Al igual que sucede a muchas personas en el mundo, a menudo reflexionamos en el significado de la vida, de nuestro destino, de nuestro futuro y el de nuestros hijos, y buscamos respuestas a las preguntas que nos inquietan. ¡Cómo nos regocijamos al enterarnos de que el Señor tiene un plan para nosotros! Podemos nacer espiritualmente de nuevo al tomar Su nombre sobre nosotros, ser obedientes a Sus mandamientos y dar oído al poder y a la influencia del Espíritu Santo (véase Mosíah 5:7).

Sorprendentemente, al buscar las cosas de la vida, solemos complicar artificialmente la amorosa sencillez del Evangelio. Es por eso que Él nos manda que seamos como niños en lo que a la franqueza, la sinceridad y la sencillez de su infantil percepción del mundo se refiere. El Señor nos dice: “No temáis, pequeñitos, porque sois míos” (D. y C. 50:41). El Salvador nos llama a creer en la luz del Evangelio a fin de que seamos hijos de luz (véase Juan 12:36). Mormón enseña: “…si os aferráis a todo lo bueno, y no lo condenáis, ciertamente seréis hijos de Cristo” (Moroni 7:19). Ser como un niño brindará reposo a nuestra vida y paz a nuestro corazón.

Un gozo exquisito

Hace poco, en una reunión sacramental, un hombre entró en la capilla y se sentó cerca de la entrada. Sus ropas tenían un aspecto desaliñado; él no se había afeitado. Parecía un tanto incómodo y adiviné que era su primera visita a la rama y estaba más interesado en el mobiliario que en la reunión. Admito que eso me molestó porque los discursos de aquel día eran especialmente edificantes. Cuando se fue, antes de terminada la reunión, le seguí y, después de saludarle, le pregunté: “¿Qué hizo que se fuera?”.
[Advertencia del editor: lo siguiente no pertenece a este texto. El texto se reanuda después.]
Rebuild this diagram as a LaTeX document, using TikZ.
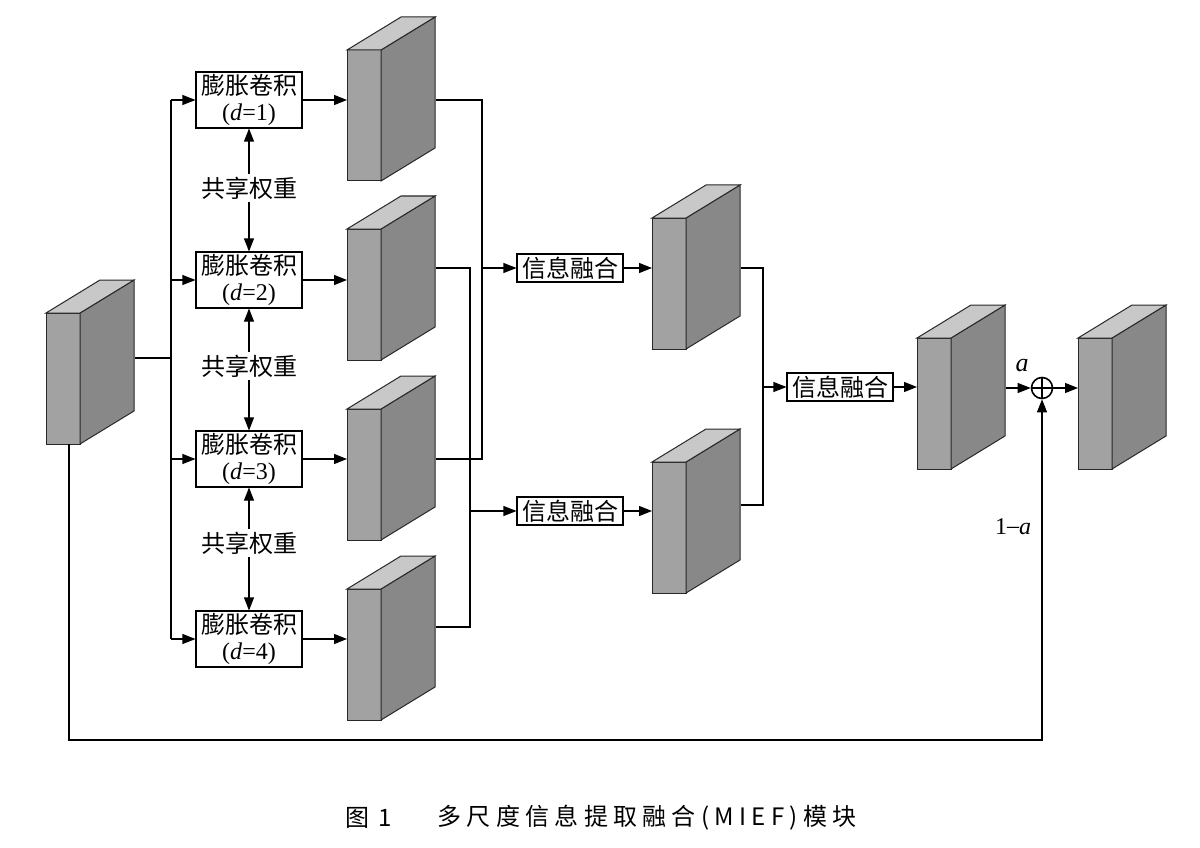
\documentclass[tikz,border=0pt]{standalone}
\usepackage{fontspec}
\setmainfont{Liberation Serif}
\newfontfamily\cjk{Noto Sans CJK SC}
\newfontfamily\capcjk{Noto Sans CJK SC}[LetterSpace=22]
\usetikzlibrary{arrows.meta}
\definecolor{frontg}{RGB}{162,162,162}
\definecolor{sideg}{RGB}{136,136,136}
\definecolor{topg}{RGB}{200,200,200}
\definecolor{edge}{RGB}{40,40,40}
\newcommand\mycuboid[3]{%
  \path[draw=edge, line width=1pt, fill=frontg] (#2,#3) rectangle ++(34,131);
  \path[draw=edge, line width=1pt, fill=sideg] (#2+34,#3) -- ++(54,-33) -- ++(0,131) -- ++(-54,33) -- cycle;
  \path[draw=edge, line width=1pt, fill=topg] (#2,#3) -- ++(54,-33) -- ++(34,0) -- ++(-54,33) -- cycle;
  \node[inner sep=0pt, minimum width=34pt, minimum height=131pt, anchor=north west] (#1) at (#2,#3) {};
  \coordinate (#1r) at (#2+89,#3+65);
}
\tikzset{
  arr/.style={-{Triangle[length=13pt,width=10pt]}, line width=1.1pt},
  ln/.style={line width=1.1pt},
  convbox/.style={draw, line width=1.1pt, minimum width=106pt, minimum height=56pt, inner sep=0pt, align=center, font=\fontsize{24}{26}\selectfont},
  fusebox/.style={draw, line width=1.1pt, minimum width=106pt, minimum height=28pt, inner sep=0pt, font=\cjk\fontsize{24}{25}\selectfont},
  share/.style={font=\cjk\fontsize{24}{26}\selectfont, inner sep=3pt},
  lbl/.style={font=\fontsize{24}{26}\selectfont, inner sep=1pt},
}
\begin{document}
\begin{tikzpicture}[x=1pt,y=-1pt]
\useasboundingbox (0,0) rectangle (1200,848);
% cuboids
\mycuboid{in}{46}{313}
\mycuboid{c1}{347}{50}
\mycuboid{c2}{347}{229}
\mycuboid{c3}{347}{409}
\mycuboid{c4}{347}{589}
\mycuboid{cf1}{652}{218}
\mycuboid{cf2}{652}{462}
\mycuboid{cf3}{917}{338}
\mycuboid{co}{1078}{338}
% conv boxes
\node[convbox] (b1) at (249,100) {{\cjk 膨胀卷积}\\(\textit{d}=1)};
\node[convbox] (b2) at (249,280) {{\cjk 膨胀卷积}\\(\textit{d}=2)};
\node[convbox] (b3) at (249,459) {{\cjk 膨胀卷积}\\(\textit{d}=3)};
\node[convbox] (b4) at (249,639) {{\cjk 膨胀卷积}\\(\textit{d}=4)};
\node[share] (s1) at (249,188) {共享权重};
\node[share] (s2) at (249,366) {共享权重};
\node[share] (s3) at (249,543) {共享权重};
\draw[arr] (s1.north) -- (b1.south);
\draw[arr] (s1.south) -- (b2.north);
\draw[arr] (s2.north) -- (b2.south);
\draw[arr] (s2.south) -- (b3.north);
\draw[arr] (s3.north) -- (b3.south);
\draw[arr] (s3.south) -- (b4.north);
% input trunk
\coordinate (t0) at (171,358);
\coordinate (ttop) at (171,100);
\coordinate (tbot) at (171,639);
\draw[ln] (inr |- t0) -- (t0);
\draw[ln] (ttop) -- (tbot);
\draw[arr] (ttop) -- (b1.west);
\draw[arr] (b2.west -| ttop) -- (b2.west);
\draw[arr] (b3.west -| ttop) -- (b3.west);
\draw[arr] (b4.west -| ttop) -- (b4.west);
% box -> cuboid
\draw[arr] (b1.east) -- (b1.east -| c1.west);
\draw[arr] (b2.east) -- (b2.east -| c2.west);
\draw[arr] (b3.east) -- (b3.east -| c3.west);
\draw[arr] (b4.east) -- (b4.east -| c4.west);
% fusion boxes
\node[fusebox] (f1) at (570,268) {信息融合};
\node[fusebox] (f2) at (570,511) {信息融合};
\node[fusebox] (f3) at (840,387) {信息融合};
% bracket 1
\coordinate (k1a) at (482,100);
\coordinate (k1b) at (482,459);
\coordinate (k1m) at (482,268);
\draw[ln] (c1r |- k1a) -- (k1a) -- (k1b) -- (c3r |- k1b);
\draw[arr] (k1m) -- (f1.west);
% bracket 2
\coordinate (k2a) at (470,268);
\coordinate (k2b) at (470,627);
\coordinate (k2m) at (470,511);
\draw[ln] (c2r |- k2a) -- (k2a) -- (k2b) -- (c4r |- k2b);
\draw[arr] (k2m) -- (f2.west);
% fusion -> cuboids
\draw[arr] (f1.east) -- (f1.east -| cf1.west);
\draw[arr] (f2.east) -- (f2.east -| cf2.west);
% bracket 3
\coordinate (k3a) at (763,268);
\coordinate (k3b) at (763,505);
\coordinate (k3m) at (763,387);
\draw[ln] (cf1r |- k3a) -- (k3a) -- (k3b) -- (cf2r |- k3b);
\draw[arr] (k3m) -- (f3.west);
\draw[arr] (f3.east) -- (f3.east -| cf3.west);
% sum
\node[circle, draw, line width=1.6pt, minimum size=21pt, inner sep=0pt] (plus) at (1042,388) {};
\draw[line width=1.6pt] (plus.north) -- (plus.south) (plus.west) -- (plus.east);
\draw[arr] (cf3r |- plus) -- (plus.west);
\node[lbl, font=\itshape\fontsize{26}{28}\selectfont] (la) at (1022,366) {a};
\draw[arr] (plus.east) -- (plus.east -| co.west);
% feedback
\coordinate (fb1) at (69,740);
\draw[arr] (in.south -| fb1) -- (fb1) -- (fb1 -| plus) -- (plus.south);
\node[lbl, font=\fontsize{24}{26}\selectfont] (l1a) at (1013,527) {1\raisebox{1pt}{\textendash}\textit{a}};
% caption
\node[font=\cjk\fontsize{24}{26}\selectfont, inner sep=0pt] (cap1) at (369,818) {图\hspace{9pt}1};
\node[font=\capcjk\fontsize{24}{26}\selectfont, inner sep=0pt] (cap2) at (647,818) {多尺度信息提取融合(MIEF)模块};
\end{tikzpicture}
\end{document}
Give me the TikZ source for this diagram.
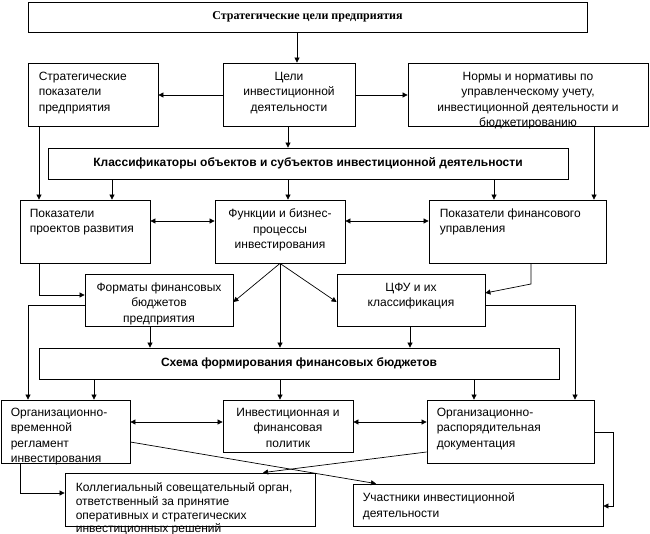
\documentclass[tikz,border=0pt]{standalone}
\usepackage{fontspec}
\setmainfont{Liberation Sans}
\newfontfamily\titleserif{Liberation Serif}
\usetikzlibrary{arrows.meta,calc}
\tikzset{
  box/.style={draw, line width=0.8pt, inner sep=0pt, rectangle},
  txt/.style={inner sep=0pt, font=\fontsize{12}{15.5}\selectfont},
  txtc/.style={txt, align=center, anchor=north},
  txtl/.style={txt, align=left, anchor=north west},
  ttl/.style={inner sep=0pt, font=\fontsize{12}{15}\selectfont\bfseries},
  conn/.style={line width=0.7pt},
  arr/.style={conn, -{Triangle[length=5pt,width=5pt]}},
  darr/.style={conn, {Triangle[length=5pt,width=5pt]}-{Triangle[length=5pt,width=5pt]}}
}
\newcommand\bx[5]{\node[box, minimum width={#4-#2}, minimum height={#5-#3}] (#1) at ({(#2+#4)/2},{(#3+#5)/2}) {};}
\begin{document}
\begin{tikzpicture}[x=1pt,y=-1pt]
\useasboundingbox (0,0) rectangle (650,534);
% boxes
\bx{top}{28}{2}{587}{32}
\bx{sp}{28}{63}{158}{126}
\bx{cel}{223}{63}{355}{126}
\bx{norm}{408}{63}{648}{126}
\bx{klass}{48}{148}{568}{179}
\bx{ppr}{20}{200}{150}{263}
\bx{fun}{215}{200}{345}{263}
\bx{pfu}{429}{200}{606}{263}
\bx{fmt}{85}{274}{233}{326}
\bx{cfu}{337}{274}{485}{326}
\bx{sch}{39}{348}{559}{379}
\bx{ovr}{1}{400}{130}{463}
\bx{inv}{223}{400}{353}{452}
\bx{ord}{427}{400}{594}{463}
\bx{kol}{65}{473}{315}{526}
\bx{uch}{353}{484}{603}{526}
% texts
\node[ttl, font=\fontsize{12}{15}\selectfont\titleserif\bfseries] (top-t) at (top.center) {Стратегические цели предприятия};
\node[txtl] (sp-t) at ($(sp.north west)+(11,9)$) {Стратегические\\показатели\\предприятия};
\node[txtc] (cel-t) at ($(cel.north)+(0,9)$) {Цели\\инвестиционной\\деятельности};
\node[txtc] (norm-t) at ($(norm.north)+(0,9)$) {Нормы и нормативы по\\управленческому учету,\\инвестиционной деятельности и\\бюджетированию};
\node[ttl] (klass-t) at (klass.center) {Классификаторы объектов и субъектов инвестиционной деятельности};
\node[txtl] (ppr-t) at ($(ppr.north west)+(10,9)$) {Показатели\\проектов развития};
\node[txtc] (fun-t) at ($(fun.north)+(0,9)$) {Функции и бизнес-\\процессы\\инвестирования};
\node[txtl] (pfu-t) at ($(pfu.north west)+(11,9)$) {Показатели финансового\\управления};
\node[txtc] (fmt-t) at ($(fmt.north)+(0,9)$) {Форматы финансовых\\бюджетов\\предприятия};
\node[txtc] (cfu-t) at ($(cfu.north)+(0,9)$) {ЦФУ и их\\классификация};
\node[ttl] (sch-t) at (sch.center) {Схема формирования финансовых бюджетов};
\node[txtl] (ovr-t) at ($(ovr.north west)+(10,8)$) {Организационно-\\временной\\регламент\\инвестирования};
\node[txtc] (inv-t) at ($(inv.north)+(0,8)$) {Инвестиционная и\\финансовая\\политик};
\node[txtl] (ord-t) at ($(ord.north west)+(10,8)$) {Организационно-\\распорядительная\\документация};
\node[txtl, font=\fontsize{12}{13.7}\selectfont] (kol-t) at ($(kol.north west)+(11,10)$) {Коллегиальный совещательный орган,\\ответственный за принятие\\оперативных и стратегических\\инвестиционных решений};
\node[txtl] (uch-t) at ($(uch.north west)+(10,9)$) {Участники инвестиционной\\деятельности};
% connectors
\draw[arr] (top.south -| 297,0) -- (cel.north -| 297,0);
\draw[arr] (cel.west |- 0,95) -- (sp.east |- 0,95);
\draw[arr] (cel.east |- 0,95) -- (norm.west |- 0,95);
\draw[arr] (sp.south -| 39,0) -- (ppr.north -| 39,0);
\draw[arr] (cel.south -| 288,0) -- (klass.north -| 288,0);
\draw[arr] (norm.south -| 594,0) -- (pfu.north -| 594,0);
\draw[arr] (klass.south -| 112,0) -- (ppr.north -| 112,0);
\draw[arr] (klass.south -| 288,0) -- (fun.north -| 288,0);
\draw[arr] (klass.south -| 494,0) -- (pfu.north -| 494,0);
\draw[darr] (ppr.east |- 0,221) -- (fun.west |- 0,221);
\draw[darr] (fun.east |- 0,221) -- (pfu.west |- 0,221);
\draw[arr] (ppr.south -| 39,0) |- (fmt.west |- 0,295);
\coordinate (fs) at (fun.south -| 280,0);
\draw[arr] (fs) -- (fmt.east |- 0,302);
\draw[arr] (fs) -- (sch.north -| 280,0);
\draw[arr] (fs) -- (cfu.west |- 0,302);
\coordinate (pb) at (531,284);
\draw[arr] (pfu.south -| pb) -- (pb) -- (cfu.east |- 0,293);
\draw[arr] (fmt.south -| 150,0) -- (sch.north -| 150,0);
\draw[arr] (cfu.south -| 410,0) -- (sch.north -| 410,0);
\draw[arr] (fmt.west |- 0,305) -| (ovr.north -| 28,0);
\draw[arr] (cfu.east |- 0,305) -| (ord.north -| 575,0);
\draw[arr] (sch.south -| 94,0) -- (ovr.north -| 94,0);
\draw[arr] (sch.south -| 280,0) -- (inv.north -| 280,0);
\draw[arr] (sch.south -| 474,0) -- (ord.north -| 474,0);
\draw[darr] (ovr.east |- 0,422) -- (inv.west |- 0,422);
\draw[darr] (inv.east |- 0,422) -- (ord.west |- 0,422);
\draw[arr] (ovr.east |- 0,442) -- (uch.north -| 376,0);
\draw[arr] (ord.west |- 0,452) -- (kol.north -| 263,0);
\draw[arr] (ovr.south -| 20,0) |- (kol.west |- 0,493);
\coordinate (ob) at (613,432);
\draw[arr] (ord.east |- ob) -- (ob) |- (uch.east |- 0,506);
\end{tikzpicture}
\end{document}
Tras un momento, contestó: “Soy un hombre muy pobre y mis circunstancias me hacen sufrir mucho. Busco compasión y comprensión, y cuando supe que a su Iglesia asistían personas buenas, decidí pasar por aquí; pero veo que su Iglesia es para ricos y lo más probable es que no encuentre lo que busco entre esas personas”.

Me quedé muy sorprendido por su respuesta. Los miembros de nuestra rama no son ricos en forma alguna, incluso algunos han sido pobres durante mucho tiempo. “¿Qué le hizo pensar eso?”, le pregunté.

Al principio su respuesta me desanimó. “Van muy bien vestidos, están callados y sus hijos sonríen todo el tiempo. Los pobres no pueden estar así de felices y contentos con una vida desprovista de alegría”. Le invité a que volviera a visitarnos y le prometí que si se decidía a investigar el Evangelio restaurado, hallaría aquello que andaba buscando.

Posteriormente, al reflexionar en nuestra rama, me di cuenta de que aquel hombre tenía razón. En verdad no somos pobres porque no creemos serlo; y aunque a veces la necesidad llama a nuestra puerta, estamos en paz. Ciertamente, somos ricos gracias a nuestra fe en Jesucristo, nuestro conocimiento, nuestras familias y nuestra Iglesia. El Señor nos ha bendecido con las riquezas eternas del renacimiento espiritual y de la promesa de un futuro con Él: “…mis ojos están sobre vosotros, y los cielos y la tierra están en mis manos, y las riquezas de la eternidad son mías para dar” (D. y C. 67:2).